The success formula for multinationals = Career × Team

Most multinationals have already realized that talent management and organizational design cannot remain siloed in separate spreadsheets. Market volatility, hybrid work models, and growing skill gaps are forcing leaders to rethink what “people strategy” truly means. If we limit career planning to development programs and reduce team building to headcount charts, we risk creating the opposite of what we aim for: fragmented, quickly burned-out employees and a rigid, slow-moving organization.

Zoltán Péter Papp, CEO of Jobcapital, explains:“Career growth and team structure are two sides of the same coin. Individual ambition provides the drive, and a well-designed team framework turns that drive into business performance. When these two aren’t in sync, even the best employees may leave, or projects stall because of confusion over roles. But when career and team dynamics run in tandem, internal friction decreases, decision-making speeds up, and innovation skyrockets.”


TL;DR for busy leaders

  • 21%: Only this share of employees are engaged globally, according to Gallup. The productivity loss? $438 billion per year.

  • Learning-focused companies are more stable: better internal mobility, higher retention, and stronger leadership pipelines.

  • Market leaders now see the alignment of strategy, operations, and talent as the engine of performance.


The Numbers That Should Wake Up Any Leadership Team

How is it possible that up to 9% of global GDP is lost due to workplace disengagement? According to Gallup’s 2024 report, only one in five employees is engaged—resulting in $438 billion in lost productivity annually. The conclusion is clear:

A great strategy is useless without people who are energized and eager to grow.

Why Career and Team Building Are One and the Same

Career Focus Team Focus Business Impact
Internal growth paths Competency-complementary team design Faster time-to-productivity
Personalized upskilling Shared learning rituals Higher innovation rate
Lateral/vertical mobility Cross-functional projects Reduced turnover

LinkedIn Learning research confirms: in companies with a strong learning culture, retention, internal mobility, and leadership appointments all increase significantly. Strengthening the individual and the team isn’t two separate efforts—it’s one self-reinforcing cycle.

Three Fast Tactics for a Multinational Environment

 

1. Strategy ↔ Skill Matrix Matching
  • Launch quarterly “skills inventory” audits and prioritize skills that directly support business OKRs.

  • Use AI-powered talent-gap analysis tools for immediate visibility on missing capabilities.

2. Internal Mobility as a Default HR Process
  • Introduce a “talent marketplace” portal: open roles should be posted internally at least 14 days before external advertising.

  • Reward leaders who “export” talent to other teams—not just for retention, but for accelerating organizational learning.

3. Manager = Coach, Team = Playing Field
  • A leader’s key role is syncing strategy and talent. Measure this quarterly with 360° feedback.

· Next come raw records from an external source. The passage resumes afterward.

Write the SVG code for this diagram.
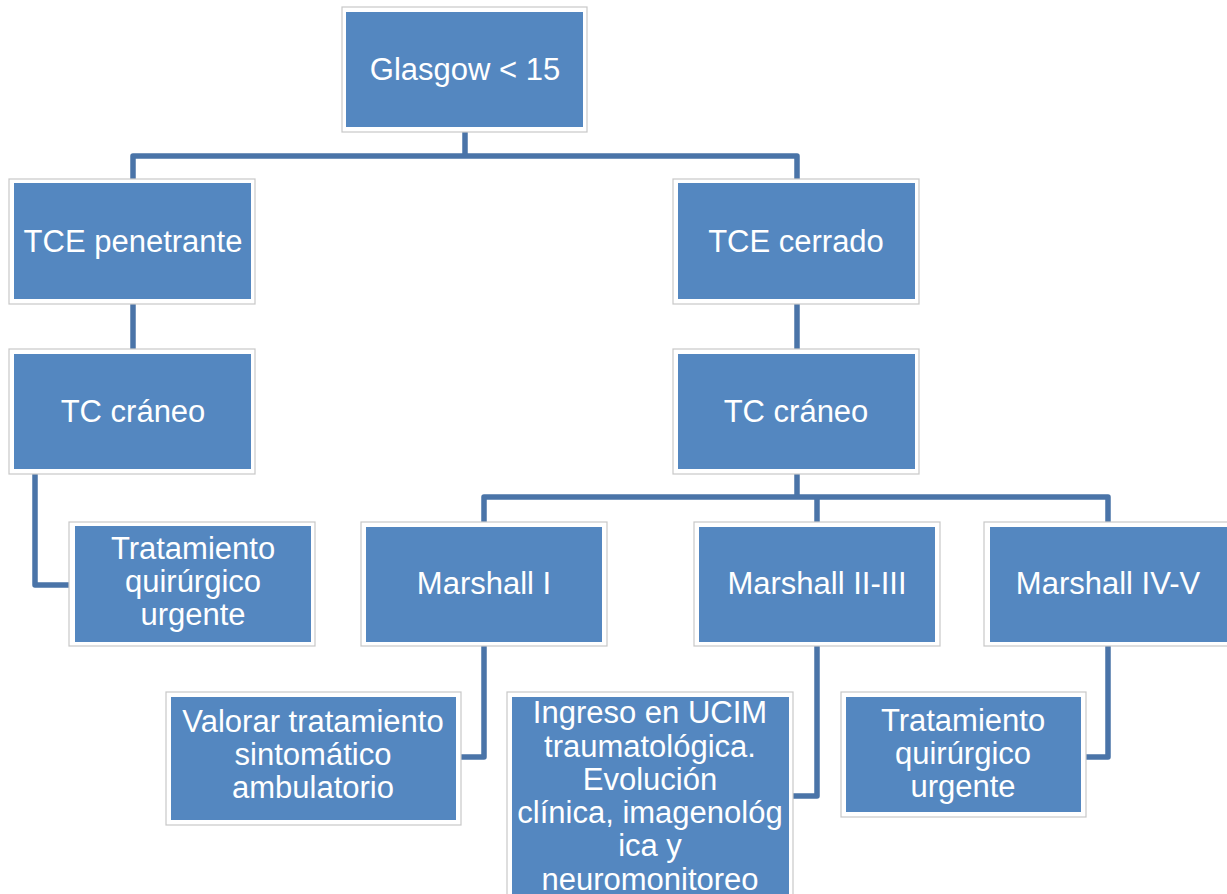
<svg xmlns="http://www.w3.org/2000/svg" width="1227" height="894" viewBox="0 0 1227 894">
<style>
.outer{fill:#ffffff;stroke:#c8c8c8;stroke-width:1.2}
.inner{fill:#5487c0}
.t{font-family:"Liberation Sans",Arial,sans-serif;font-size:31px;fill:#ffffff;text-anchor:middle}
.c{fill:none;stroke:#4a74a8;stroke-width:5.5;stroke-linejoin:round}
</style>
<rect width="1227" height="894" fill="#ffffff"/>
<g id="connectors">
<path class="c" d="M465,132 V156"/>
<path class="c" d="M133,179 V156 H797 V179"/>
<path class="c" d="M133,304 V349"/>
<path class="c" d="M35,474 V585 H69"/>
<path class="c" d="M797,304 V349"/>
<path class="c" d="M797,474 V497"/>
<path class="c" d="M484,522 V497 H1108 V522"/>
<path class="c" d="M817,497 V522"/>
<path class="c" d="M484,646 V757 H461"/>
<path class="c" d="M817,646 V796 H793"/>
<path class="c" d="M1108,646 V757 H1086"/>
</g>
<g id="glasgow">
<rect class="outer" x="342" y="7" width="245" height="125"/>
<rect class="inner" x="346" y="12" width="237" height="115"/>
<text class="t" x="465" y="80">Glasgow &lt; 15</text>
</g>
<g id="tce-penetrante">
<rect class="outer" x="9" y="179" width="246" height="125"/>
<rect class="inner" x="14" y="183" width="237" height="116"/>
<text class="t" x="133" y="252">TCE penetrante</text>
</g>
<g id="tc-craneo-left">
<rect class="outer" x="9" y="349" width="246" height="125"/>
<rect class="inner" x="14" y="354" width="237" height="115"/>
<text class="t" x="133" y="422">TC cráneo</text>
</g>
<g id="trat-left">
<rect class="outer" x="69" y="522" width="246" height="124"/>
<rect class="inner" x="75" y="526" width="236" height="116"/>
<text class="t" x="193" y="559">Tratamiento</text>
<text class="t" x="193" y="592">quirúrgico</text>
<text class="t" x="193" y="625">urgente</text>
</g>
<g id="tce-cerrado">
<rect class="outer" x="673" y="179" width="246" height="125"/>
<rect class="inner" x="678" y="183" width="237" height="116"/>
<text class="t" x="796" y="252">TCE cerrado</text>
</g>
<g id="tc-craneo-right">
<rect class="outer" x="673" y="349" width="246" height="125"/>
<rect class="inner" x="678" y="354" width="237" height="115"/>
<text class="t" x="796" y="422">TC cráneo</text>
</g>
<g id="marshall-1">
<rect class="outer" x="361" y="522" width="246" height="124"/>
<rect class="inner" x="366" y="527" width="236" height="115"/>
<text class="t" x="484" y="594">Marshall I</text>
</g>
<g id="marshall-2-3">
<rect class="outer" x="694" y="522" width="246" height="124"/>
<rect class="inner" x="699" y="527" width="236" height="115"/>
<text class="t" x="817" y="594">Marshall II-III</text>
</g>
<g id="marshall-4-5">
<rect class="outer" x="984" y="522" width="246" height="124"/>
<rect class="inner" x="990" y="527" width="237" height="115"/>
<text class="t" x="1108" y="594">Marshall IV-V</text>
</g>
<g id="valorar">
<rect class="outer" x="166" y="692" width="295" height="133"/>
<rect class="inner" x="171" y="697" width="285" height="123"/>
<text class="t" x="313" y="732">Valorar tratamiento</text>
<text class="t" x="313" y="765">sintomático</text>
<text class="t" x="313" y="798">ambulatorio</text>
</g>
<g id="ingreso">
<rect class="outer" x="507" y="692" width="286" height="210"/>
<rect class="inner" x="512" y="697" width="277" height="205"/>
<text class="t" x="650" y="723">Ingreso en UCIM</text>
<text class="t" x="650" y="757">traumatológica.</text>
<text class="t" x="650" y="790">Evolución</text>
<text class="t" x="650" y="823">clínica, imagenológ</text>
<text class="t" x="650" y="856">ica y</text>
<text class="t" x="650" y="890">neuromonitoreo</text>
</g>
<g id="trat-right">
<rect class="outer" x="841" y="692" width="245" height="125"/>
<rect class="inner" x="846" y="697" width="235" height="115"/>
<text class="t" x="963" y="731">Tratamiento</text>
<text class="t" x="963" y="764">quirúrgico</text>
<text class="t" x="963" y="797">urgente</text>
</g>
</svg>
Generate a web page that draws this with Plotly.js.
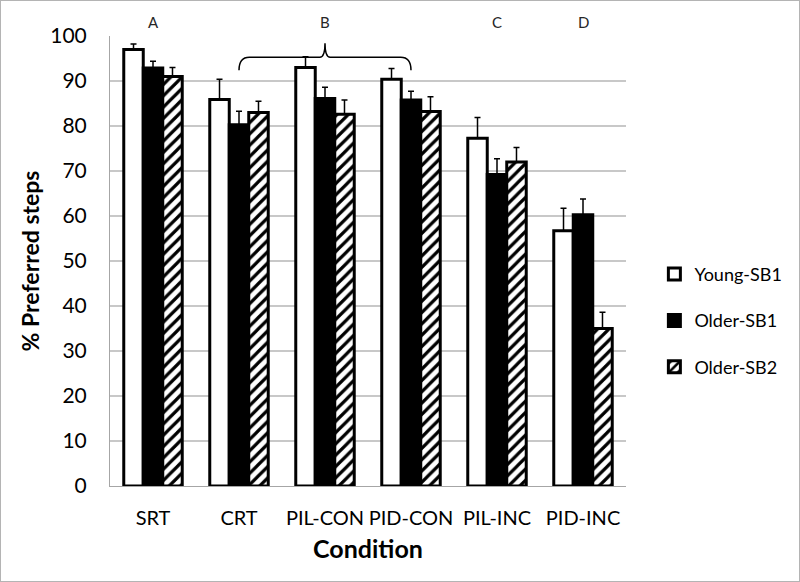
<!DOCTYPE html>
<html>
<head>
<meta charset="utf-8">
<script src="https://cdn.plot.ly/plotly-3.0.1.min.js"></script>
<style>
html,body{margin:0;padding:0;background:#fff;}
#chart{width:800px;height:582px;border:1px solid #b4b4b4;box-sizing:border-box;}
</style>
</head>
<body>
<div id="chart"></div>
<script>
const conditions = ["SRT", "CRT", "PIL-CON", "PID-CON", "PIL-INC", "PID-INC"];
const youngSB1 = [97.0, 85.9, 93.0, 90.4, 77.3, 56.7];
const youngSB1Err = [1.2, 4.5, 2.4, 2.4, 4.6, 5.0];
const olderSB1 = [92.9, 80.3, 86.1, 85.8, 69.2, 60.3];
const olderSB1Err = [1.5, 3.0, 2.5, 1.9, 3.5, 3.5];
const olderSB2 = [91.0, 83.0, 82.6, 83.2, 72.0, 35.0];
const olderSB2Err = [2.0, 2.5, 3.2, 3.3, 3.2, 3.6];
const groupLetters = ["A", "B", "C", "D"];
const letterAt = ["SRT", "PIL-CON", "PIL-INC", "PID-INC"];

const FONT = "Lato, 'Open Sans', sans-serif";

function errBar(arr) {
  return {type: "data", array: arr, arrayminus: arr.map(() => 0), symmetric: false,
          color: "#000", thickness: 1.5, width: 3};
}

const traces = [
  {type: "bar", name: "Young-SB1", x: conditions, y: youngSB1, legendgroup: "a",
   marker: {color: "#ffffff", line: {color: "#000", width: 3}},
   error_y: errBar(youngSB1Err)},
  {type: "bar", name: "Older-SB1", x: conditions, y: olderSB1, legendgroup: "b",
   marker: {color: "#000000", line: {color: "#000", width: 3}},
   error_y: errBar(olderSB1Err)},
  {type: "bar", name: "Older-SB2", x: conditions, y: olderSB2, legendgroup: "c",
   marker: {color: "#ffffff", line: {color: "#000", width: 3},
            pattern: {shape: "/", fgcolor: "#000", bgcolor: "#fff", size: 8, solidity: 0.4}},
   error_y: errBar(olderSB2Err)}
];

const annotations = groupLetters.map((t, i) => ({
  text: t, x: letterAt[i], xref: "x", y: 1.055, yref: "paper",
  showarrow: false, font: {family: FONT, size: 15, color: "#262626"}
}));

const brace = {
  type: "path", xref: "x", yref: "y",
  path: "M 1,92.4 Q 1,95.3 1.12,95.3 L 1.94,95.3 Q 2,95.3 2,98.4 Q 2,95.3 2.06,95.3 L 2.88,95.3 Q 3,95.3 3,92.4",
  line: {color: "#000", width: 1.5}
};

const layout = {
  width: 798, height: 580,
  margin: {l: 109, r: 160, t: 35, b: 95},
  paper_bgcolor: "#fff", plot_bgcolor: "#fff",
  barmode: "group", bargap: 0.32, bargroupgap: 0,
  font: {family: FONT, color: "#000"},
  showlegend: true,
  legend: {x: 1.055, y: 0.367, xanchor: "left", yanchor: "middle",
           font: {family: FONT, size: 18, color: "#000"},
           tracegroupgap: 20, traceorder: "grouped", itemwidth: 30},
  xaxis: {type: "category", showline: true, linecolor: "#a6a6a6", linewidth: 1,
          ticks: "outside", ticklen: 14, tickcolor: "rgba(0,0,0,0)",
          tickfont: {family: FONT, size: 20, color: "#000"},
          title: {text: "Condition", font: {family: FONT, size: 25, color: "#000", weight: "bold"}, standoff: 12}},
  yaxis: {range: [0, 100], dtick: 10, showline: true, linecolor: "#a6a6a6", linewidth: 1,
          gridcolor: "#c8c8c8", gridwidth: 1.3, zeroline: false,
          ticks: "outside", ticklen: 18, tickcolor: "rgba(0,0,0,0)",
          tickfont: {family: FONT, size: 21, color: "#000"},
          title: {text: "% Preferred steps", font: {family: FONT, size: 23, color: "#000", weight: "bold"}, standoff: 4}},
  annotations: annotations,
  shapes: [brace]
};

Plotly.newPlot("chart", traces, layout, {displayModeBar: false, staticPlot: true});
</script>
</body>
</html>
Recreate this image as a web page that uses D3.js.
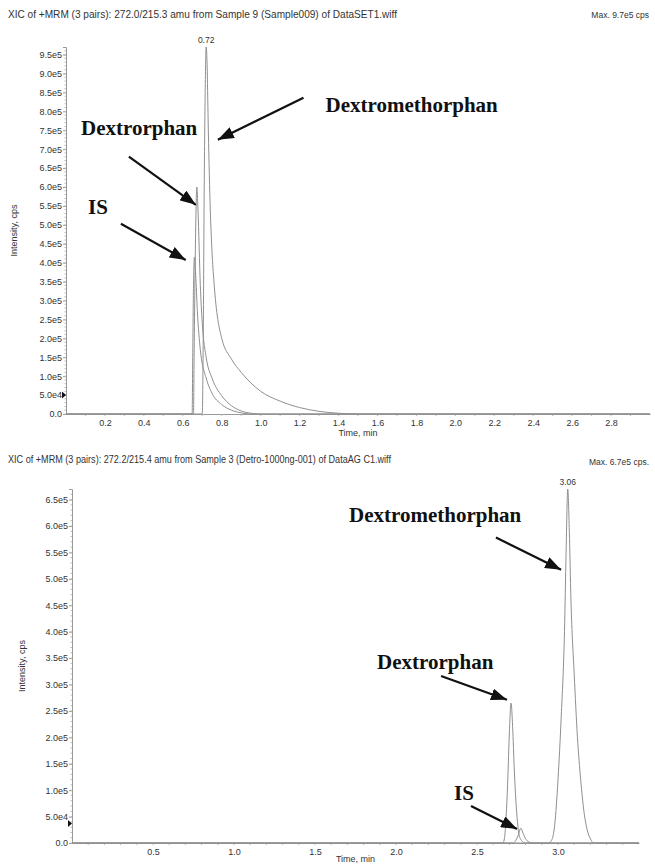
<!DOCTYPE html>
<html>
<head>
<meta charset="utf-8">
<script src="https://cdn.jsdelivr.net/npm/d3@7"></script>
<style>
  body { margin: 0; background: #fff; }
  svg text { font-family: "Liberation Sans", Arial, sans-serif; fill: #333; }
  .lbl { font-family: "Liberation Serif", "Times New Roman", serif !important; font-weight: bold; fill: #111 !important; }
</style>
</head>
<body>
<div id="chart"></div>
<script>
// ---- data (time in min, intensity in cps) ----
var topTitle = "XIC of +MRM (3 pairs): 272.0/215.3 amu from Sample 9 (Sample009) of DataSET1.wiff";
var topMax = "Max. 9.7e5 cps";
var topTicksX = [0.2, 0.4, 0.6, 0.8, 1.0, 1.2, 1.4, 1.6, 1.8, 2.0, 2.2, 2.4, 2.6, 2.8];
var topTicksY = [0, 5e4, 1e5, 1.5e5, 2e5, 2.5e5, 3e5, 3.5e5, 4e5, 4.5e5, 5e5, 5.5e5, 6e5, 6.5e5, 7e5, 7.5e5, 8e5, 8.5e5, 9e5, 9.5e5];
var topDxm = [[0, 0], [0.70, 0], [0.705, 2e5], [0.71, 6e5], [0.715, 8.5e5], [0.72, 9.7e5], [0.725, 9.2e5], [0.73, 7.8e5],
  [0.74, 5.6e5], [0.75, 4.3e5], [0.76, 3.5e5], [0.77, 2.9e5], [0.78, 2.5e5], [0.80, 2.0e5], [0.85, 1.45e5], [0.90, 1.1e5],
  [0.95, 0.82e5], [1.0, 0.6e5], [1.1, 0.34e5], [1.2, 0.17e5], [1.3, 0.07e5], [1.4, 0.02e5], [1.5, 0], [3.0, 0]];
var topDxo = [[0, 0], [0.655, 0], [0.658, 1.5e5], [0.665, 4.5e5], [0.672, 6.0e5], [0.678, 5.4e5], [0.69, 3.4e5],
  [0.70, 2.4e5], [0.72, 1.5e5], [0.75, 0.95e5], [0.80, 0.48e5], [0.85, 0.22e5], [0.90, 0.08e5], [0.95, 0.02e5], [1.0, 0], [3.0, 0]];
var topIS = [[0, 0], [0.648, 0], [0.651, 1.5e5], [0.655, 3.4e5], [0.66, 4.15e5], [0.666, 3.7e5], [0.675, 2.7e5],
  [0.69, 1.7e5], [0.72, 0.95e5], [0.75, 0.55e5], [0.80, 0.25e5], [0.85, 0.1e5], [0.90, 0.03e5], [0.95, 0], [3.0, 0]];
var topPeakLabel = { t: 0.72, v: 9.7e5, text: "0.72" };

var botTitle = "XIC of +MRM (3 pairs): 272.2/215.4 amu from Sample 3 (Detro-1000ng-001) of DataAG C1.wiff";
var botMax = "Max. 6.7e5 cps.";
var botTicksX = [0.5, 1.0, 1.5, 2.0, 2.5, 3.0];
var botTicksY = [0, 5e4, 1e5, 1.5e5, 2e5, 2.5e5, 3e5, 3.5e5, 4e5, 4.5e5, 5e5, 5.5e5, 6e5, 6.5e5];
var botDxm = [[0, 0], [2.94, 0], [2.96, 0.05e5], [2.98, 0.35e5], [3.0, 1.2e5], [3.02, 2.4e5], [3.04, 4.0e5], [3.05, 5.5e5],
  [3.06, 6.7e5], [3.07, 5.9e5], [3.08, 4.6e5], [3.10, 3.2e5], [3.12, 2.0e5], [3.14, 1.2e5], [3.16, 0.6e5],
  [3.18, 0.25e5], [3.20, 0.08e5], [3.22, 0], [3.5, 0]];
var botDxo = [[0, 0], [2.66, 0], [2.67, 0.1e5], [2.68, 0.5e5], [2.69, 1.2e5], [2.70, 2.1e5], [2.71, 2.65e5], [2.72, 2.2e5],
  [2.73, 1.4e5], [2.74, 0.8e5], [2.75, 0.4e5], [2.76, 0.15e5], [2.78, 0.03e5], [2.80, 0], [3.5, 0]];
var botIS = [[0, 0], [2.72, 0], [2.74, 0.05e5], [2.755, 0.15e5], [2.77, 0.28e5], [2.785, 0.18e5], [2.80, 0.08e5],
  [2.82, 0.02e5], [2.84, 0], [3.5, 0]];
var botPeakLabel = { t: 3.06, v: 6.7e5, text: "3.06" };

// annotations in data units: label position, arrow tail, arrow head
var topNotes = [
  { text: "Dextromethorphan", t: 1.333, v: 7.99e5, t0: 1.22, v0: 8.36e5, t1: 0.78, v1: 7.25e5 },
  { text: "Dextrorphan", t: 0.077, v: 7.38e5, t0: 0.323, v0: 6.8e5, t1: 0.667, v1: 5.53e5 },
  { text: "IS", t: 0.113, v: 5.29e5, t0: 0.282, v0: 5.03e5, t1: 0.615, v1: 4.07e5 }
];
var botNotes = [
  { text: "Dextromethorphan", t: 1.71, v: 6.08e5, t0: 2.617, v0: 5.78e5, t1: 3.019, v1: 5.17e5 },
  { text: "Dextrorphan", t: 1.883, v: 3.30e5, t0: 2.278, v0: 3.16e5, t1: 2.685, v1: 2.71e5 },
  { text: "IS", t: 2.358, v: 0.81e5, t0: 2.463, v0: 0.70e5, t1: 2.747, v1: 0.265e5 }
];

var W = 655, H = 865;
var svg = d3.select("#chart").append("svg").attr("width", W).attr("height", H);

svg.append("defs").append("marker")
  .attr("id", "head")
  .attr("viewBox", "0 0 16 12")
  .attr("refX", 16).attr("refY", 6)
  .attr("markerWidth", 16).attr("markerHeight", 12)
  .attr("markerUnits", "userSpaceOnUse")
  .attr("orient", "auto")
  .append("path").attr("d", "M0,0 L16,6 L0,12 Z").attr("fill", "#111");

function fmtY(d) {
  if (d === 0) return "0.0";
  var e = Math.floor(Math.log10(d));
  return (d / Math.pow(10, e)).toFixed(1) + "e" + e;
}

function panel(o) {
  var x = d3.scaleLinear().domain(o.xDomain).range([o.left, o.right]);
  var y = d3.scaleLinear().domain(o.yDomain).range([o.bottom, o.top]);
  var g = svg.append("g");

  g.append("text").attr("x", 8).attr("y", o.titleY).style("font-size", "10.5px")
    .attr("textLength", o.titleW).attr("lengthAdjust", "spacingAndGlyphs").text(o.title);
  g.append("text").attr("x", 649).attr("y", o.titleY + o.maxOff).attr("text-anchor", "end")
    .style("font-size", "8.5px").text(o.max);

  // y axis
  var ya = d3.axisLeft(y).tickValues(o.ticksY).tickSize(3).tickFormat(fmtY);
  var yg = g.append("g").attr("transform", "translate(" + o.left + ",0)").call(ya);
  yg.select(".domain").attr("stroke", "#999");
  yg.selectAll(".tick line").attr("stroke", "#999");
  yg.selectAll(".tick text").style("font-size", "9px").attr("fill", "#333").attr("x", -4);
  var minorY = d3.range(0, o.yDomain[1], 1e4);
  g.append("g").selectAll("line").data(minorY).join("line")
    .attr("x1", o.left - 1.5).attr("x2", o.left)
    .attr("y1", function (d) { return y(d); }).attr("y2", function (d) { return y(d); })
    .attr("stroke", "#bbb");
  // marker triangle next to 5.0e4
  g.append("path")
    .attr("d", "M" + (o.left - 4) + "," + (y(5e4) + o.triOff - 3.5) + " l4,3.5 l-4,3.5 Z")
    .attr("fill", "#111");

  // x axis
  var xa = d3.axisBottom(x).tickValues(o.ticksX).tickSize(0).tickFormat(d3.format(".1f"));
  var xg = g.append("g").attr("transform", "translate(0," + o.bottom + ")").call(xa);
  xg.select(".domain").attr("stroke", "#999");
  xg.selectAll(".tick text").style("font-size", "9px").attr("fill", "#333").attr("dy", "0.95em");
  g.append("g").selectAll("line").data(d3.range(0.1, o.xDomain[1], 0.1)).join("line")
    .attr("x1", function (d) { return x(d); }).attr("x2", function (d) { return x(d); })
    .attr("y1", o.bottom).attr("y2", o.bottom + 2).attr("stroke", "#bbb");

  g.append("text").attr("x", (o.left + o.right) / 2).attr("y", o.bottom + o.timeOff)
    .attr("text-anchor", "middle").style("font-size", "9px").text("Time, min");
  g.append("text").attr("transform", "translate(" + o.yLabelX + "," + ((o.top + o.bottom) / 2) + ") rotate(-90)")
    .attr("text-anchor", "middle").style("font-size", "9px").text("Intensity, cps");

  // traces
  var line = d3.line().curve(d3.curveMonotoneX)
    .x(function (d) { return x(d[0]); }).y(function (d) { return y(d[1]); });
  o.series.forEach(function (s) {
    g.append("path").datum(s).attr("d", line)
      .attr("fill", "none").attr("stroke", "#8f8f8f").attr("stroke-width", 1);
  });

  g.append("text").attr("x", x(o.peak.t)).attr("y", y(o.peak.v) - 4)
    .attr("text-anchor", "middle").style("font-size", "8.5px").text(o.peak.text);

  // annotations
  o.notes.forEach(function (n) {
    g.append("text").attr("class", "lbl").attr("x", x(n.t)).attr("y", y(n.v))
      .style("font-size", "21px").text(n.text);
    g.append("line")
      .attr("x1", x(n.t0)).attr("y1", y(n.v0)).attr("x2", x(n.t1)).attr("y2", y(n.v1))
      .attr("stroke", "#111").attr("stroke-width", 2.2).attr("marker-end", "url(#head)");
  });
}

panel({
  title: topTitle, max: topMax, titleY: 18, titleW: 389, maxOff: 0,
  xDomain: [0, 3.0], yDomain: [0, 9.7e5],
  left: 66, right: 650, top: 47, bottom: 414, timeOff: 22,
  ticksX: topTicksX, ticksY: topTicksY, yLabelX: 17, triOff: 0,
  series: [topIS, topDxo, topDxm], peak: topPeakLabel, notes: topNotes
});
panel({
  title: botTitle, max: botMax, titleY: 463, titleW: 383, maxOff: 2,
  xDomain: [0, 3.5], yDomain: [0, 6.7e5],
  left: 72, right: 639, top: 489, bottom: 843, timeOff: 19,
  ticksX: botTicksX, ticksY: botTicksY, yLabelX: 25, triOff: 7,
  series: [botIS, botDxo, botDxm], peak: botPeakLabel, notes: botNotes
});
</script>
</body>
</html>
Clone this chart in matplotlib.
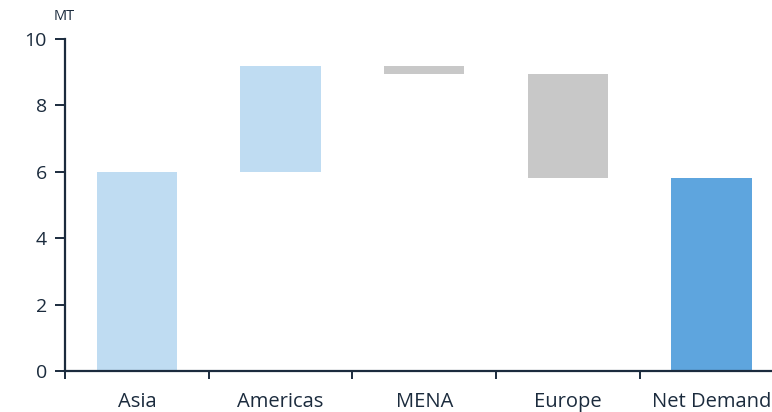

  • Allocate OKR-linked “learning sprints” (e.g., 5% capacity dedicated to learning), so career growth doesn’t have to happen after hours.

What’s in It for the Multinational Organization?

KPI Traditional HR Approach Career × Team Model
Time-to-hire (key roles) 72 days < 40 days (via internal pool)
One-year attrition 18% ≤ 10%
Project kick-off cycle time Long approval chains Sprint-ready teams

These aren’t just HR trophies—faster market entry, lower recruitment costs, and retained institutional know-how directly impact your bottom line.

“We build teams where careers can grow.”

Zoltán Péter Papp, CEO, Jobcapital

Jobcapital’s experience shows that the fastest-growing multinationals have three key traits in common:

  1. Data-driven skill transparency – regular, objective capability mapping at every level

  2. A culture of internal mobility – developing and moving talent is as critical as external hiring

  3. Leadership accountability for learning – managers are measured by how much their teams grow quarterly

These practices ensure the career and team engines run in sync—allowing the organization to adapt rapidly to market shifts. If you anchor your HR strategy on these three pillars, you’ll not only reduce churn but also build long-term competitive advantage.